EXERCISE DETAILS ▸
Can you copy out the data exactly? Leave the images out.

╭──

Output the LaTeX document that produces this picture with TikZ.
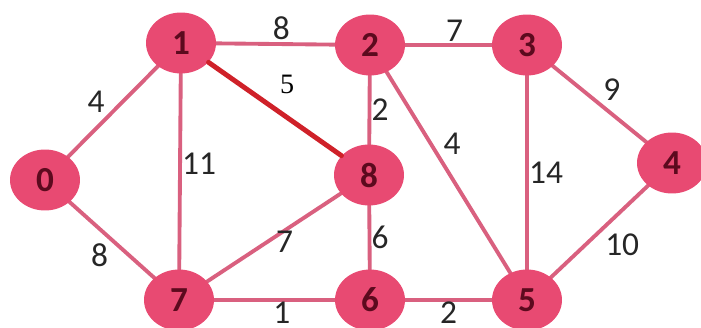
\documentclass[tikz,border=0pt]{standalone}
\usepackage{fontspec}
\setmainfont{Carlito}
\newfontfamily\timesfont{Liberation Serif}
\usetikzlibrary{shapes.geometric}
\definecolor{vfill}{HTML}{E84A72}
\definecolor{vtext}{HTML}{5C0A1E}
\definecolor{eline}{HTML}{D9607F}
\definecolor{ered}{HTML}{CF2129}
\begin{document}
\begin{tikzpicture}[x=0.02cm, y=-0.02cm, line join=round, line cap=round,
	vert/.style={ellipse, fill=vfill, minimum width=1.4cm, minimum height=1.22cm, inner sep=0pt, text=vtext, font=\fontsize{20}{24}\selectfont\bfseries},
	edge/.style={draw=eline, line width=2.2pt},
	wt/.style={font=\fontsize{19}{22}\selectfont, text=black!85, inner sep=2pt}]
	\useasboundingbox (0,0) rectangle (701,328);
	\draw[edge] (45,180) -- (181,43) (181,43) -- (370,45) (370,45) -- (527,45) (527,45) -- (672,163)
		(181,43) -- (179,300) (370,45) -- (369,175) (370,45) -- (527,300) (527,45) -- (527,300)
		(45,180) -- (179,300) (179,300) -- (369,175) (369,175) -- (370,300) (672,163) -- (527,300)
		(179,300) -- (370,300) (370,300) -- (527,300);
	\node[vert] (v0) at (45,180) {0};
	\node[vert] (v1) at (181,43) {1};
	\node[vert] (v2) at (370,45) {2};
	\node[vert] (v3) at (527,45) {3};
	\node[vert] (v4) at (672,163) {4};
	\node[vert] (v5) at (527,300) {5};
	\node[vert] (v6) at (370,300) {6};
	\node[vert] (v7) at (179,300) {7};
	\node[vert] (v8) at (369,175) {8};
	\path (v0) -- node[wt, pos=.45, above left] {4} (v1);
	\path (v1) -- node[wt, pos=.55, above] {8} (v2);
	\path (v2) -- node[wt, pos=.57, above] {7} (v3);
	\path (v3) -- node[wt, pos=.5, above right] {9} (v4);
	\path (v1) -- node[wt, pos=.46, right, inner sep=1pt] {11} (v7);
	\path (v2) -- node[wt, pos=.49, right, inner sep=1pt] {2} (v8);
	\path (v2) -- node[wt, pos=.43, above right] {4} (v5);
	\path (v3) -- node[wt, pos=.5, right, inner sep=1pt] {14} (v5);
	\path (v0) -- node[wt, pos=.5, below left] {8} (v7);
	\path (v7) -- node[wt, pos=.58, below, inner sep=0pt] {7} (v8);
	\path (v8) -- node[wt, pos=.5, right, inner sep=1pt] {6} (v6);
	\path (v4) -- node[wt, pos=.48, below right] {10} (v5);
	\path (v7) -- node[wt, pos=.56, below, inner sep=0pt, yshift=-1pt] {1} (v6);
	\path (v6) -- node[wt, pos=.5, below, inner sep=0pt, yshift=-1pt] {2} (v5);
	\draw[draw=ered, line width=2.8pt] (v1) -- node[pos=.48, above right, inner sep=3pt, yshift=3pt, font=\timesfont\fontsize{16}{18}\selectfont] {5} (v8);
\end{tikzpicture}
\end{document}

╰──

OUTPUT ▸
Output the LaTeX document that produces this picture with TikZ.
\documentclass[tikz,border=0pt]{standalone}
\usepackage{fontspec}
\setmainfont{Carlito}
\newfontfamily\timesfont{Liberation Serif}
\usetikzlibrary{shapes.geometric}
\definecolor{vfill}{HTML}{E84A72}
\definecolor{vtext}{HTML}{5C0A1E}
\definecolor{eline}{HTML}{D9607F}
\definecolor{ered}{HTML}{CF2129}
\begin{document}
\begin{tikzpicture}[x=0.02cm, y=-0.02cm, line join=round, line cap=round,
	vert/.style={ellipse, fill=vfill, minimum width=1.4cm, minimum height=1.22cm, inner sep=0pt, text=vtext, font=\fontsize{20}{24}\selectfont\bfseries},
	edge/.style={draw=eline, line width=2.2pt},
	wt/.style={font=\fontsize{19}{22}\selectfont, text=black!85, inner sep=2pt}]
	\useasboundingbox (0,0) rectangle (701,328);
	\draw[edge] (45,180) -- (181,43) (181,43) -- (370,45) (370,45) -- (527,45) (527,45) -- (672,163)
		(181,43) -- (179,300) (370,45) -- (369,175) (370,45) -- (527,300) (527,45) -- (527,300)
		(45,180) -- (179,300) (179,300) -- (369,175) (369,175) -- (370,300) (672,163) -- (527,300)
		(179,300) -- (370,300) (370,300) -- (527,300);
	\node[vert] (v0) at (45,180) {0};
	\node[vert] (v1) at (181,43) {1};
	\node[vert] (v2) at (370,45) {2};
	\node[vert] (v3) at (527,45) {3};
	\node[vert] (v4) at (672,163) {4};
	\node[vert] (v5) at (527,300) {5};
	\node[vert] (v6) at (370,300) {6};
	\node[vert] (v7) at (179,300) {7};
	\node[vert] (v8) at (369,175) {8};
	\path (v0) -- node[wt, pos=.45, above left] {4} (v1);
	\path (v1) -- node[wt, pos=.55, above] {8} (v2);
	\path (v2) -- node[wt, pos=.57, above] {7} (v3);
	\path (v3) -- node[wt, pos=.5, above right] {9} (v4);
	\path (v1) -- node[wt, pos=.46, right, inner sep=1pt] {11} (v7);
	\path (v2) -- node[wt, pos=.49, right, inner sep=1pt] {2} (v8);
	\path (v2) -- node[wt, pos=.43, above right] {4} (v5);
	\path (v3) -- node[wt, pos=.5, right, inner sep=1pt] {14} (v5);
	\path (v0) -- node[wt, pos=.5, below left] {8} (v7);
	\path (v7) -- node[wt, pos=.58, below, inner sep=0pt] {7} (v8);
	\path (v8) -- node[wt, pos=.5, right, inner sep=1pt] {6} (v6);
	\path (v4) -- node[wt, pos=.48, below right] {10} (v5);
	\path (v7) -- node[wt, pos=.56, below, inner sep=0pt, yshift=-1pt] {1} (v6);
	\path (v6) -- node[wt, pos=.5, below, inner sep=0pt, yshift=-1pt] {2} (v5);
	\draw[draw=ered, line width=2.8pt] (v1) -- node[pos=.48, above right, inner sep=3pt, yshift=3pt, font=\timesfont\fontsize{16}{18}\selectfont] {5} (v8);
\end{tikzpicture}
\end{document}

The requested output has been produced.